Bu gelişmelerle yabancı yatırımların Türkiye'deki portföy yatırımlarının toplam hacmi, 2007 yılında yüzde 63.4 oranında 41.6 milyar dolar artarak 107 milyar doların üzerine çıktı.

SON BEŞ YILDAKİ REKOR BÜYÜME

Türkiye'deki sıcak para hacmi 2002 yılında 3.5 milyar doları Borsa'da, 3.6 milyar doları DİBS'te ve 1.8 milyar doları mevduatta olmak üzere 8.9 milyar dolar düzeyinde bulunuyordu.

Söz konusu stok izleyen yıllarda katlanarak arttı. 2003 yılında 16.9 milyar dolara, 2004'te 32.8 milyar dolara, 2005'te 58.2 milyar dolara, 2006'da 65.4 milyar dolara çıkan stok, geçen yılın sonunda da 107 milyar doların üzerinde gerçekleşti.

Tek parti hükümetinin sağladığı görece siyasi istikrar, uluslar arası finans sistemine entegrasyonun artması ve Türkiye'nin dünyanın en yüksek faizini vermesiyle oluşan yüksek getiri ortamında hızla artan sıcak parada son beş yıldaki net büyüme ise 98.1 milyar dolar olarak belirlendi.
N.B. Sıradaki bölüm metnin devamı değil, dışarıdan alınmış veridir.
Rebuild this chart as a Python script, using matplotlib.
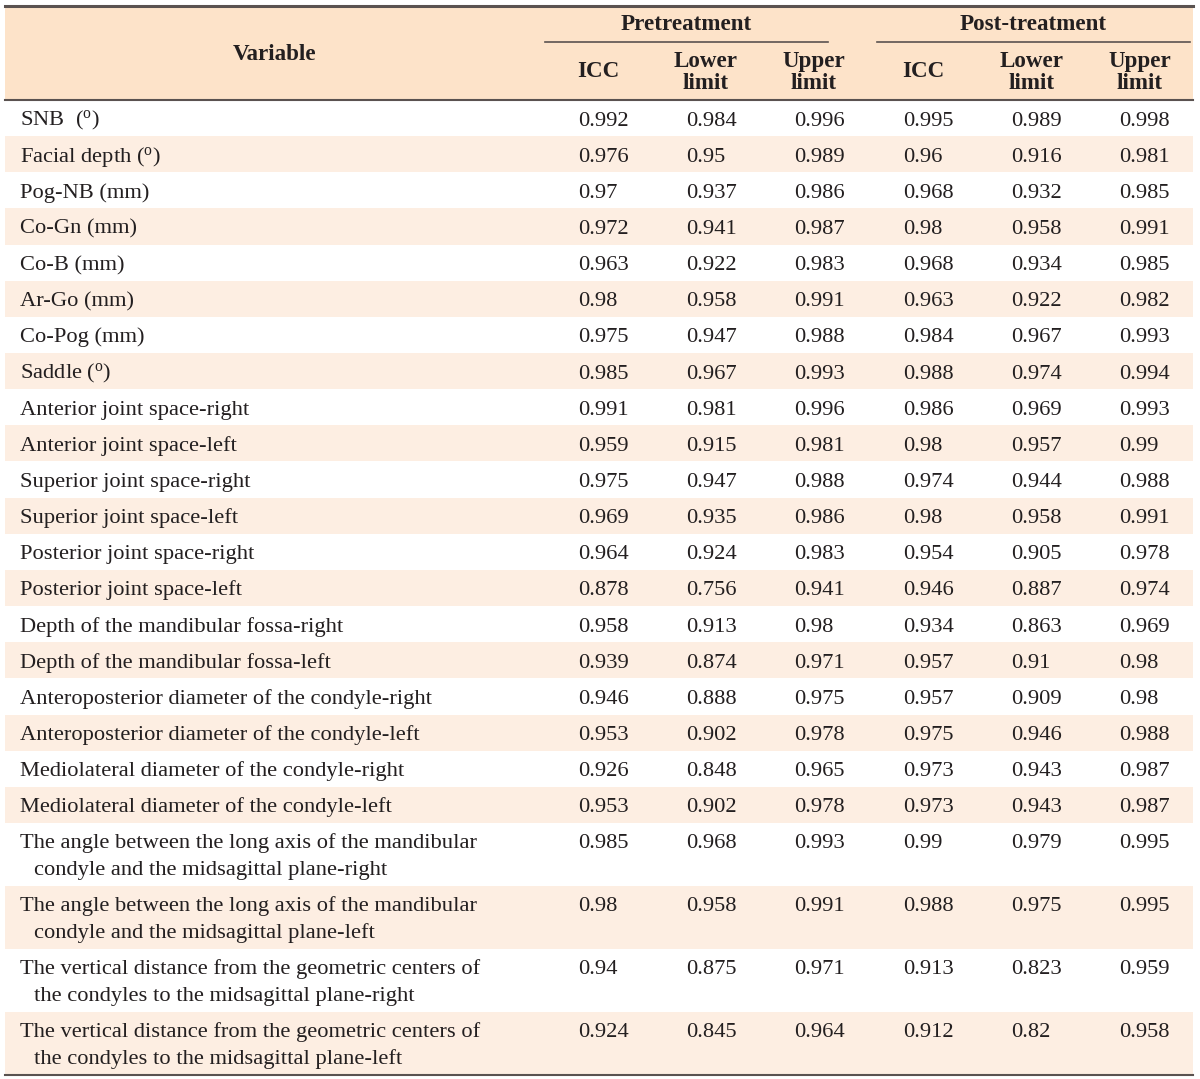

Anılan beş yıllık dönemde sıcak para hacminde yüzde bin 102.7; diğer deyişle 11 kattan fazla büyüme yaşandı.

2002-2007 döneminde sıcak para hacminde yaşanan 98.1 milyar dolarlık artışın 66.8 milyar doları Borsa'dan, 28.2 milyar doları DİBS'ten ve 3.1 milyar doları da mevduattan kaynaklandı.

2008'DE BORSA PORTFÖYÜNDE HIZLI ÇÖZÜLME

Ancak yabancıların "sıcak para" olarak adlandırılan Türkiye'deki portföy yatırımlarında en büyük bölümü oluşturan İMKB'deki hisse senedi portföyü, dış piyasalardaki gelişmelere paralel olarak bu ay hızla çözülmeye başladı. Yabancıların hisse senedi portföyü 2007 sonundaki 70.3 milyar dolarlık düzeyinden 21 Ocak itibariyle 56 milyar dolara geriledi. Ocak ayının ilk 21 gününde Borsa endeksi yüzde 18 gerilerken, dolar kuru yüzde 3.8 arttı. Yabancıların yaklaşık 32 milyar dolarlık DİBS portföyü, YTL cinsinden tutarı azalırken, kurdaki artışla yaklaşık aynı düzeyde kaldı. Yabancıların 5 milyar dolar dolayında mevduatı ile birlikte toplam sıcak para hacmi 100 milyar doların altına geriledi.